>> START
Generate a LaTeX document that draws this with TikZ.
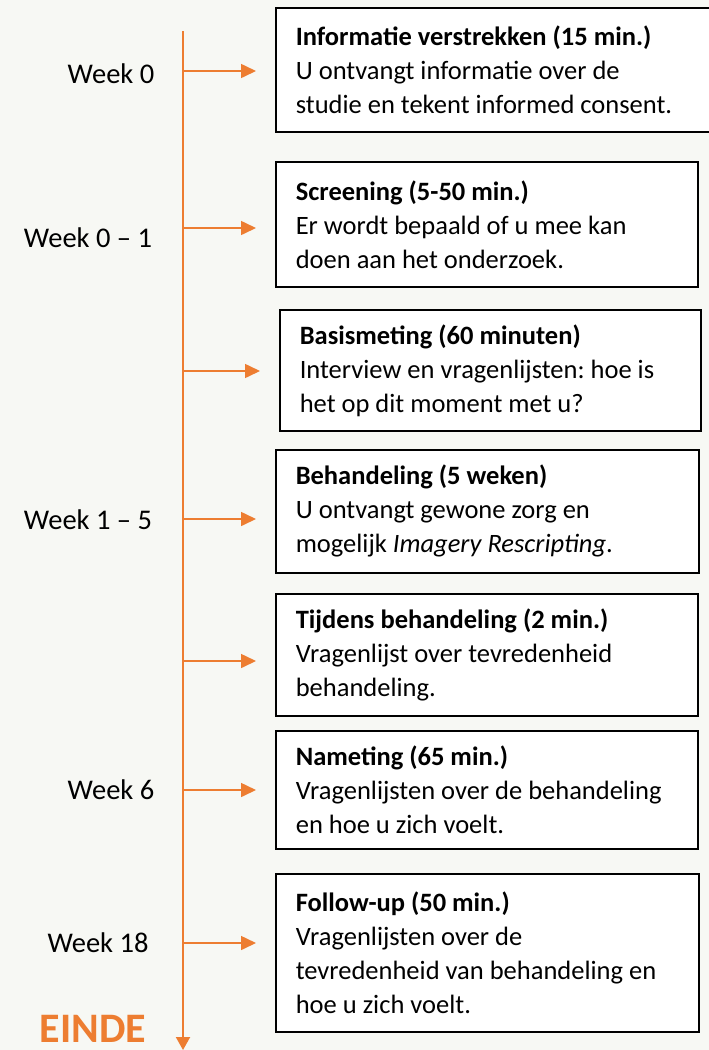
\documentclass[tikz,border=0pt]{standalone}
\usepackage{fontspec}
\setmainfont{Carlito}
\usetikzlibrary{arrows.meta}
\definecolor{bgc}{HTML}{F7F8F4}
\definecolor{orng}{HTML}{ED7D31}
\hyphenpenalty=10000\relax
\exhyphenpenalty=10000\relax
\frenchspacing
\tikzset{
  x=1pt,y=-1pt,
  arr/.style={draw=orng,line width=1.6pt,-{Triangle[length=15pt,width=14pt]},shorten >=19pt},
  infobox/.style={draw=black,line width=1.6pt,fill=white,anchor=north west,align=flush left,
    inner xsep=20pt,inner ysep=0pt,font=\fontsize{26.5}{34}\selectfont},
  weeklabel/.style={font=\fontsize{28.5}{34}\selectfont,anchor=center},
}
\begin{document}
\begin{tikzpicture}
\fill[bgc] (0,0) rectangle (709,1050);
\useasboundingbox (0,0) rectangle (709,1050);

% boxes
\node[infobox,minimum width=426pt,minimum height=124pt,text width=400pt] (b1) at (275,7)
  {\textbf{Informatie verstrekken (15 min.)}\\U ontvangt informatie over de\\studie en tekent informed consent.};
\node[infobox,minimum width=422pt,minimum height=125pt,text width=382pt] (b2) at (275,161)
  {\textbf{Screening (5-50 min.)}\\Er wordt bepaald of u mee kan\\doen aan het onderzoek.};
\node[infobox,minimum width=421pt,minimum height=121pt,text width=381pt] (b3) at (279,309)
  {\textbf{Basismeting (60 minuten)}\\Interview en vragenlijsten: hoe is\\het op dit moment met u?};
\node[infobox,minimum width=423pt,minimum height=123pt,text width=383pt] (b4) at (275,449)
  {\textbf{Behandeling (5 weken)}\\U ontvangt gewone zorg en\\mogelijk \textit{Imagery Rescripting}.};
\node[infobox,minimum width=422pt,minimum height=122pt,text width=382pt] (b5) at (275,593)
  {\textbf{Tijdens behandeling (2 min.)}\\Vragenlijst over tevredenheid\\behandeling.};
\node[infobox,minimum width=422pt,minimum height=118pt,text width=382pt] (b6) at (275,730)
  {\textbf{Nameting (65 min.)}\\Vragenlijsten over de behandeling\\en hoe u zich voelt.};
\node[infobox,minimum width=423pt,minimum height=158pt,text width=383pt] (b7) at (275,873)
  {\textbf{Follow-up (50 min.)}\\Vragenlijsten over de\\tevredenheid van behandeling en\\hoe u zich voelt.};

% axis
\coordinate (top) at (183,31);
\coordinate (bot) at (183,1050);
\draw[draw=orng,line width=2pt,-{Triangle[length=13pt,width=14pt]}] (top) -- (bot);

% branch points
\coordinate (a1) at (183,71);
\coordinate (a2) at (183,228);
\coordinate (a3) at (183,371);
\coordinate (a4) at (183,519);
\coordinate (a5) at (183,661);
\coordinate (a6) at (183,790);
\coordinate (a7) at (183,943);
\draw[arr] (a1) -- (a1 -| b1.west);
\draw[arr] (a2) -- (a2 -| b2.west);
\draw[arr] (a3) -- (a3 -| b3.west);
\draw[arr] (a4) -- (a4 -| b4.west);
\draw[arr] (a5) -- (a5 -| b5.west);
\draw[arr] (a6) -- (a6 -| b6.west);
\draw[arr] (a7) -- (a7 -| b7.west);

% week labels
\node[weeklabel] (w1) at (111,74) {Week 0};
\node[weeklabel] (w2) at (88,238) {Week 0 – 1};
\node[weeklabel] (w3) at (88,520) {Week 1 – 5};
\node[weeklabel] (w4) at (111,790) {Week 6};
\node[weeklabel] (w5) at (98,943) {Week 18};
\node[anchor=base,text=orng,font=\fontsize{42}{48}\selectfont\bfseries,inner sep=0pt] (einde) at (93,1042) {EINDE};
\end{tikzpicture}
\end{document}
>> END
### Task requirements
Exclude the images and reproduce the remaining data exactly.

### Exercise solution
Generate a LaTeX document that draws this with TikZ.
\documentclass[tikz,border=0pt]{standalone}
\usepackage{fontspec}
\setmainfont{Carlito}
\usetikzlibrary{arrows.meta}
\definecolor{bgc}{HTML}{F7F8F4}
\definecolor{orng}{HTML}{ED7D31}
\hyphenpenalty=10000\relax
\exhyphenpenalty=10000\relax
\frenchspacing
\tikzset{
  x=1pt,y=-1pt,
  arr/.style={draw=orng,line width=1.6pt,-{Triangle[length=15pt,width=14pt]},shorten >=19pt},
  infobox/.style={draw=black,line width=1.6pt,fill=white,anchor=north west,align=flush left,
    inner xsep=20pt,inner ysep=0pt,font=\fontsize{26.5}{34}\selectfont},
  weeklabel/.style={font=\fontsize{28.5}{34}\selectfont,anchor=center},
}
\begin{document}
\begin{tikzpicture}
\fill[bgc] (0,0) rectangle (709,1050);
\useasboundingbox (0,0) rectangle (709,1050);

% boxes
\node[infobox,minimum width=426pt,minimum height=124pt,text width=400pt] (b1) at (275,7)
  {\textbf{Informatie verstrekken (15 min.)}\\U ontvangt informatie over de\\studie en tekent informed consent.};
\node[infobox,minimum width=422pt,minimum height=125pt,text width=382pt] (b2) at (275,161)
  {\textbf{Screening (5-50 min.)}\\Er wordt bepaald of u mee kan\\doen aan het onderzoek.};
\node[infobox,minimum width=421pt,minimum height=121pt,text width=381pt] (b3) at (279,309)
  {\textbf{Basismeting (60 minuten)}\\Interview en vragenlijsten: hoe is\\het op dit moment met u?};
\node[infobox,minimum width=423pt,minimum height=123pt,text width=383pt] (b4) at (275,449)
  {\textbf{Behandeling (5 weken)}\\U ontvangt gewone zorg en\\mogelijk \textit{Imagery Rescripting}.};
\node[infobox,minimum width=422pt,minimum height=122pt,text width=382pt] (b5) at (275,593)
  {\textbf{Tijdens behandeling (2 min.)}\\Vragenlijst over tevredenheid\\behandeling.};
\node[infobox,minimum width=422pt,minimum height=118pt,text width=382pt] (b6) at (275,730)
  {\textbf{Nameting (65 min.)}\\Vragenlijsten over de behandeling\\en hoe u zich voelt.};
\node[infobox,minimum width=423pt,minimum height=158pt,text width=383pt] (b7) at (275,873)
  {\textbf{Follow-up (50 min.)}\\Vragenlijsten over de\\tevredenheid van behandeling en\\hoe u zich voelt.};

% axis
\coordinate (top) at (183,31);
\coordinate (bot) at (183,1050);
\draw[draw=orng,line width=2pt,-{Triangle[length=13pt,width=14pt]}] (top) -- (bot);

% branch points
\coordinate (a1) at (183,71);
\coordinate (a2) at (183,228);
\coordinate (a3) at (183,371);
\coordinate (a4) at (183,519);
\coordinate (a5) at (183,661);
\coordinate (a6) at (183,790);
\coordinate (a7) at (183,943);
\draw[arr] (a1) -- (a1 -| b1.west);
\draw[arr] (a2) -- (a2 -| b2.west);
\draw[arr] (a3) -- (a3 -| b3.west);
\draw[arr] (a4) -- (a4 -| b4.west);
\draw[arr] (a5) -- (a5 -| b5.west);
\draw[arr] (a6) -- (a6 -| b6.west);
\draw[arr] (a7) -- (a7 -| b7.west);

% week labels
\node[weeklabel] (w1) at (111,74) {Week 0};
\node[weeklabel] (w2) at (88,238) {Week 0 – 1};
\node[weeklabel] (w3) at (88,520) {Week 1 – 5};
\node[weeklabel] (w4) at (111,790) {Week 6};
\node[weeklabel] (w5) at (98,943) {Week 18};
\node[anchor=base,text=orng,font=\fontsize{42}{48}\selectfont\bfseries,inner sep=0pt] (einde) at (93,1042) {EINDE};
\end{tikzpicture}
\end{document}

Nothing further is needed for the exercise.